Os três poemas acima marcam três momentos distintos do “amor” entre Catulo e Lésbia. O primeiro é um convite ao ensejo amoroso, que desnuda o sentimento em relaçãoaos mais velhos (“velhos severos”). O menosprezo às tradições romanas no âmbito literário transfere-se para o universo moral e até mesmo sentimental. O que causa espécie neste poema, é a temática da efemeridade da vida – uma leitura do lugar comum do carpe diem, associado à hipérbole do efeito do amor: o beijo. Assim, se, de um lado, o que os velhos pensam do romance não vale muito (“aos rumores... voz nem vez vamos dar”), de outro, o desejo da troca de beijos projeta-se ao infinito.
Já o poema 58 revela a invectiva mordaz do amante em relação à amada, tendo uma terceira personagem como testemunha (Célio): a mesma amada tão desejada outrora se torna alvo de maledicência. A tradição literária de viés romântico sistematicamente expurgava este poema de forma curiosa, pois que, em suas traduções para as línguas modernas, o verbo que introduz o último verso não era traduzido. E se desejássemos saber qual era seu significado os dicionários mais antigos ao invés de nos dar uma tradução apresentava o verbo em grego. Assim o termo ficava sem tradução. “Descascar” nesse caso significa uma prática sexual violenta, algo como debulhar o milho com os dentes.

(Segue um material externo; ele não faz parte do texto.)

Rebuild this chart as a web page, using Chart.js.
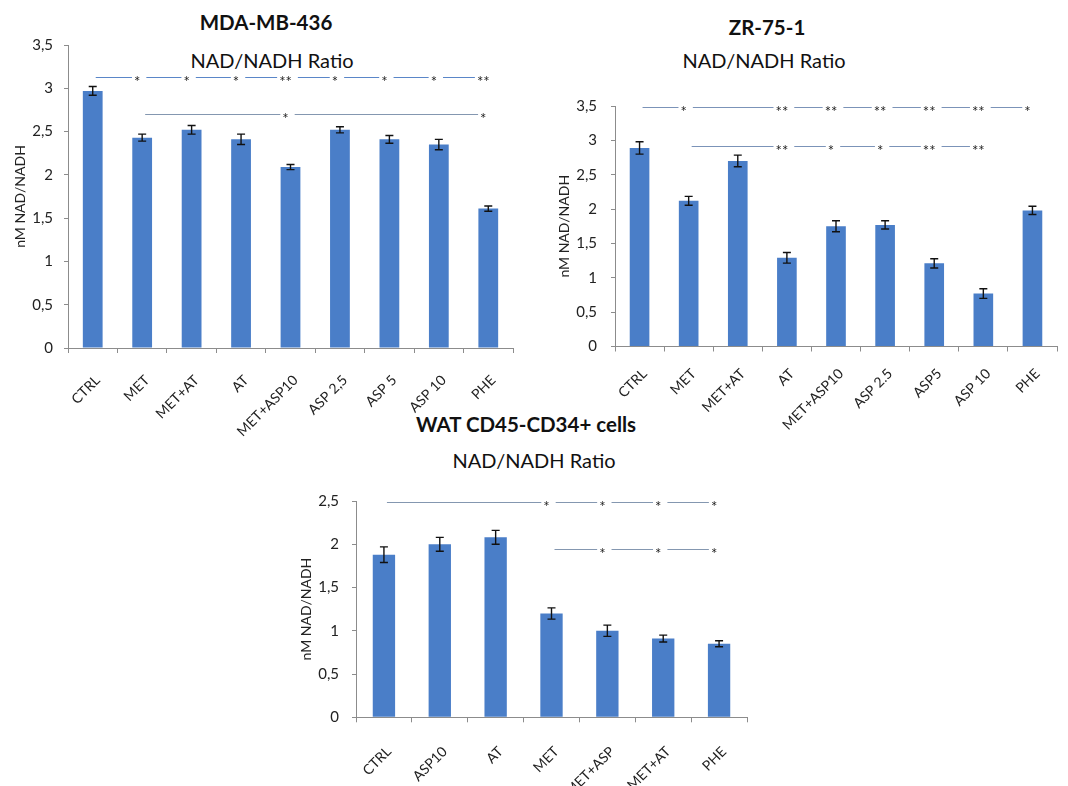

Vale dizer que a hipérbole do poema anterior era utilizada como recurso valorativo do amor, neste poema se mantém, no entanto de forma pejorativa, afinal Lésbia descasca os filhos de Remo, isto é, simplesmente todos os romanos.
Ao fim e ao cabo, a relação amorosa é, de certa maneira, apaziguada no poema 92, uma vez que “Catulo” assume seu amor e aposta no amor de “Lésbia”. Todas as desavenças estariam sanadas, pois o “ódio” destilado nos poemas seria apenas uma resposta ao desprezo que poderia vir a ser superado, constituindo abertura ao desfecho positivo desse caso de amor.
Catulo, dado aos elementos que observamos, portanto, pode ser considerado, em termos clássicos, uma vanguarda e, isto, se comprova a partir do nome que seu grupo recebeu de Cícero, porém, agora, reciclado positivamente em latim: poetae noui, poetas novos. Ele é de fundamental importância para a Literatura Latina, uma vez que poetas do calibre de Ovídio e Propércio (uma geração mais tarde) explicitamente se colocam numa posição de devedores de sua poesia, não só quanto à forma, mas também, quanto ao conteúdo. Quem sabe pudéssemos propor que Catulo mais do que um dos poetae noui, devesse ser chamado de o poeta sempre novo.

* As Traduções usadas neste texto são de autoria do Prof. Dr. João Angelo Oliva Neto da USP.